QR codes have made it easy for everyone from coconut vendors on Copacabana beach to chaat sellers in Delhi to receive payments from consumers, a key factor in facilitating the spread of the systems as the technology cuts out pricey credit card transactions and moves money immediately.
Merchants may also become crucial to FedNow’s success. A key barrier in the U.S. is Americans’ love of their credit card rewards — a phenomenon that is more widespread in the U.S. than elsewhere. Americans are accustomed to prolifically using their cards and collecting their rewards.
"If everyone's already got a credit card, there's less of that immediate shift," said Stephen Topliss, vice president market planning, global fraud and identity. "The growth rates seen in places like India or Brazil are much faster because they are really applicable to the whole population in this way."
Extending real-time internationally
A question repeatedly put to officials at FedNow is: when will it apply to cross-border payments, or how might it connect to other international real-time systems? While the Fed has said cross-border reach is a long-term goal, it’s not an immediate concern.
“We've really got to focus on creating a network locally before we're even bringing the value globally,” Baum said. “That doesn't mean that the Fed’s not paying attention to cross-border needs. It is a very complex set of equations to work through.”

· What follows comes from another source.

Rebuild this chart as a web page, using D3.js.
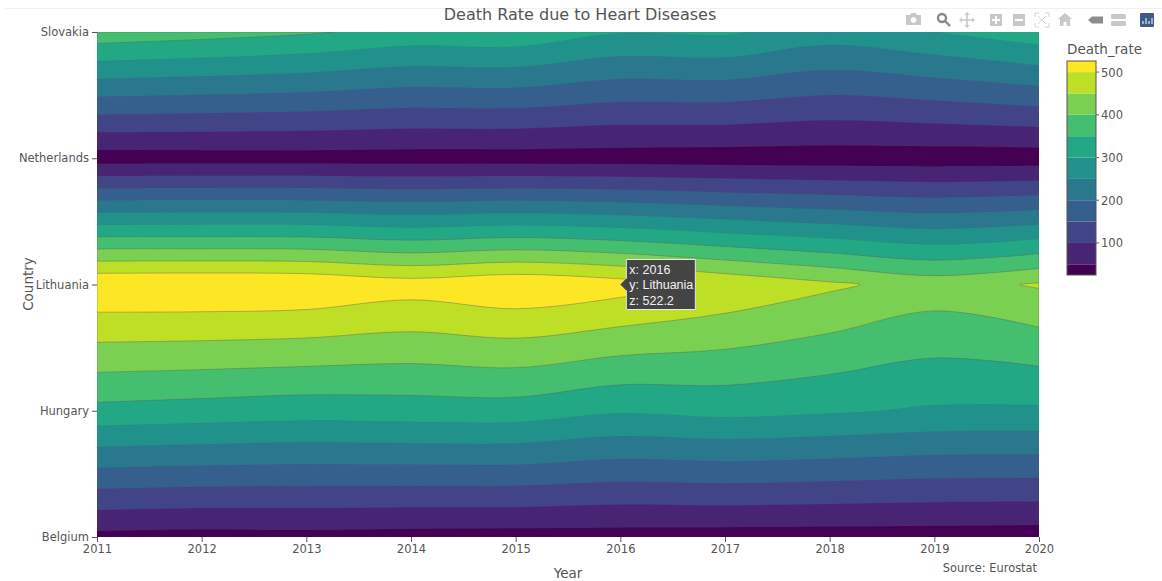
<!DOCTYPE html>
<html><head><meta charset="utf-8">
<script src="https://d3js.org/d3.v7.min.js"></script>
<style>html,body{margin:0;padding:0;background:#fff}svg{display:block}</style>
</head><body><svg id="c" width="1162" height="581"></svg>
<script>
const years = [2011,2012,2013,2014,2015,2016,2017,2018,2019,2020];
const countries = ["Belgium","Hungary","Lithuania","Netherlands","Slovakia"];
const belgium     = [36,32,34,30.5,29.5,29,28,27,26,24.5];
const hungary     = [336,329,322,326,327,305.5,314.7,306,294,293];
const lithuania   = [546,547,544,524,541,522.2,490,459,428,455];
const netherlands = [27,28,29,28,28,27,25,24,24,24];
const slovakia    = [382,370,356,333,336,303,307,276,300,332];
const levels = [50,100,150,200,250,300,350,400,450,500];
const cbTicks = [100,200,300,400,500];
const zRange = [25,526];
const titleText = "Death Rate due to Heart Diseases";
const hover = {year:2016, country:"Lithuania", z:522.2};

const font = 'DejaVu Sans, Verdana, sans-serif';
const ink = '#555';
const svg = d3.select('#c');
const M = {l:97,r:1039,t:32,b:537};
const x = d3.scalePoint().domain(years).range([M.l,M.r]);
const y = d3.scalePoint().domain(countries).range([M.b,M.t]);
const xi = d3.scaleLinear().domain([0,years.length-1]).range([M.l,M.r]);
const yi = d3.scaleLinear().domain([0,countries.length-1]).range([M.b,M.t]);
const rows = [belgium,hungary,lithuania,netherlands,slovakia];
const flat = rows.flat();
const bandColor = i => d3.interpolateViridis(i/levels.length);

svg.append('line').attr('x1',5).attr('x2',1162).attr('y1',8.5).attr('y2',8.5).attr('stroke','#f0f0f0');

svg.append('clipPath').attr('id','plot').append('rect')
  .attr('x',M.l).attr('y',M.t).attr('width',M.r-M.l).attr('height',M.b-M.t);
const g = svg.append('g').attr('clip-path','url(#plot)');
g.append('rect').attr('x',M.l).attr('y',M.t).attr('width',M.r-M.l).attr('height',M.b-M.t).attr('fill',bandColor(0));

const contours = d3.contours().size([years.length,countries.length]).thresholds(levels)(flat);
const openLine = d3.line().curve(d3.curveCatmullRom.alpha(0.5));
const closedLine = d3.line().curve(d3.curveCatmullRomClosed.alpha(0.5));
const maxX = years.length-1, maxY = countries.length-1;
const clampX = v => Math.max(0,Math.min(maxX,v-0.5));
const clampY = v => Math.max(0,Math.min(maxY,v-0.5));
const onEdge = p => p[0]<=0||p[0]>=maxX||p[1]<=0||p[1]>=maxY;
const toPx = p => [xi(p[0]),yi(p[1])];
function ringPath(ring){
  const pts=[];
  ring.slice(0,-1).forEach(p=>{
    const q=[clampX(p[0]),clampY(p[1])];
    const l=pts[pts.length-1];
    if(!l||Math.hypot(l[0]-q[0],l[1]-q[1])>1e-4) pts.push(q);
  });
  if(pts.length<3) return '';
  const start=pts.findIndex(onEdge);
  if(start<0) return closedLine(pts.map(toPx));
  const seq=pts.slice(start).concat(pts.slice(0,start),[pts[start]]);
  let d='M'+toPx(seq[0]).join(',');
  let run=[seq[0]];
  for(let i=1;i<seq.length;i++){
    run.push(seq[i]);
    if(onEdge(seq[i])){
      if(run.length===2) d+='L'+toPx(seq[i]).join(',');
      else d+=openLine(run.map(toPx)).replace(/^M[^C]*/,'');
      run=[seq[i]];
    }
  }
  return d+'Z';
}
contours.forEach((c,i)=>{
  const d=c.coordinates.map(poly=>poly.map(ringPath).join('')).join('');
  g.append('path').attr('d',d).attr('fill',bandColor(i+1)).attr('fill-rule','evenodd')
   .attr('stroke','#5a5a5a').attr('stroke-opacity',c.value>=350?0.5:0.12).attr('stroke-width',0.8);
});

function styleAxis(a){
  a.select('.domain').remove();
  a.selectAll('line').attr('stroke','#555').attr('stroke-width',1);
  a.selectAll('text').attr('fill',ink).style('font-family',font).style('font-size','11.5px');
}
svg.append('g').attr('transform',`translate(0,${M.b})`)
  .call(d3.axisBottom(x).tickSize(5).tickPadding(3).tickFormat(d3.format('d'))).call(styleAxis);
svg.append('g').attr('transform',`translate(${M.l},0)`)
  .call(d3.axisLeft(y).tickSize(5).tickPadding(3)).call(styleAxis);

const label=(t,xp,yp,size,anchor='middle')=>svg.append('text').text(t).attr('x',xp).attr('y',yp)
  .attr('text-anchor',anchor).attr('fill',ink).style('font-family',font).style('font-size',size+'px');
label(titleText,580,20,16);
label('Year',568,578,13.5);
label('Country',0,0,13.5).attr('transform','translate(33,284) rotate(-90)');
label('Source: Eurostat',1037,572,11.4,'end');
label('Death_rate',1067,54,13.5,'start');

const cb = {x:1067,w:29,t:61,b:275};
const cy = d3.scaleLinear().domain(zRange).range([cb.b,cb.t]);
const edges=[zRange[0],...levels,zRange[1]];
const cg=svg.append('g');
d3.pairs(edges).forEach(([a,b],i)=>{
  cg.append('rect').attr('x',cb.x).attr('width',cb.w).attr('y',cy(b)).attr('height',cy(a)-cy(b))
    .attr('fill',bandColor(i));
});
cg.append('rect').attr('x',cb.x).attr('y',cb.t).attr('width',cb.w).attr('height',cb.b-cb.t)
  .attr('fill','none').attr('stroke','#555').attr('stroke-width',1);
cbTicks.forEach(v=>{
  cg.append('line').attr('x1',cb.x+cb.w).attr('x2',cb.x+cb.w+3).attr('y1',cy(v)).attr('y2',cy(v)).attr('stroke','#666');
  label(v,cb.x+cb.w+5,cy(v)+4.5,11.5,'start');
});

const hx=x(hover.year), hy=y(hover.country);
const tip=svg.append('g').attr('transform',`translate(${hx},${hy})`);
tip.append('path').attr('d','M0,0L6,-6V-25H75V25H6V6Z').attr('fill','#444').attr('stroke','#e8e8e8').attr('stroke-width',1);
tip.append('path').attr('d','M0,0L6,-6V6Z').attr('fill','#444');
[`x: ${hover.year}`,`y: ${hover.country}`,`z: ${hover.z}`].forEach((t,i)=>{
  tip.append('text').text(t).attr('x',9).attr('y',-11+i*15.5).attr('fill','#f2f2f2')
    .style('font-family','Liberation Sans, Arial, sans-serif').style('font-size','12.5px');
});

const mb=svg.append('g').attr('fill','#c8c8c8');
mb.append('path').attr('d','M906,15h4l1.5,-2h4l1.5,2h4v10h-15z M913.5,17a3,3 0 1,0 .01,0z').attr('fill-rule','evenodd');
mb.append('circle').attr('cx',942).attr('cy',18).attr('r',4).attr('fill','none').attr('stroke','#8a8a8a').attr('stroke-width',2.4);
mb.append('line').attr('x1',945).attr('y1',21).attr('x2',950).attr('y2',26).attr('stroke','#8a8a8a').attr('stroke-width',2.4);
mb.append('path').attr('d','M967,13v14M960,20h14').attr('stroke','#c8c8c8').attr('stroke-width',1.6).attr('fill','none');
mb.append('path').attr('d','M967,12l-2.5,3h5zM967,28l-2.5,-3h5zM959,20l3,-2.5v5zM975,20l-3,-2.5v5z');
mb.append('path').attr('d','M990,14h12v12h-12z M995,16v3h-3v2h3v3h2v-3h3v-2h-3v-3z').attr('fill-rule','evenodd');
mb.append('path').attr('d','M1013,14h12v12h-12z M1015,19v2h8v-2z').attr('fill-rule','evenodd');
mb.append('path').attr('d','M1035,17v-4h4M1045,13h4v4M1049,23v4h-4M1039,27h-4v-4M1038,16l8,8M1046,16l-8,8').attr('stroke','#d4d4d4').attr('stroke-width',1).attr('fill','none');
mb.append('path').attr('d','M1065,13l7,6h-2v7h-3.5v-4h-3v4h-3.5v-7h-2z');
mb.append('path').attr('d','M1088,20l4,-3.5h11v7h-11z').attr('fill','#8c8c8c');
mb.append('rect').attr('x',1111).attr('y',14).attr('width',15).attr('height',5).attr('rx',1.5);
mb.append('rect').attr('x',1111).attr('y',21).attr('width',15).attr('height',5).attr('rx',1.5);
mb.append('rect').attr('x',1140).attr('y',13).attr('width',14).attr('height',14).attr('rx',1).attr('fill','#3d5a8a');
mb.append('path').attr('d','M1143,24v-3M1146,24v-6M1149,24v-3M1152,24v-6').attr('stroke','#dfe6f0').attr('stroke-width',1.2).attr('fill','none');
</script></body></html>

A central use case for cross-border instant payments is remittances, which are the payments migrants working away from home send to family in friends in other countries. Global remittances totaled $860 billion in 2023, and are expected to grow about 3% this year, according to data from the International Organization for Migration.
UPI is already available in Singapore and France, among other countries, and Brazil’s central bank is working on Pix International. Indeed, the global payments processor Fiserv is already working on a way to let Brazilians use Pix when they’re traveling to the U.S.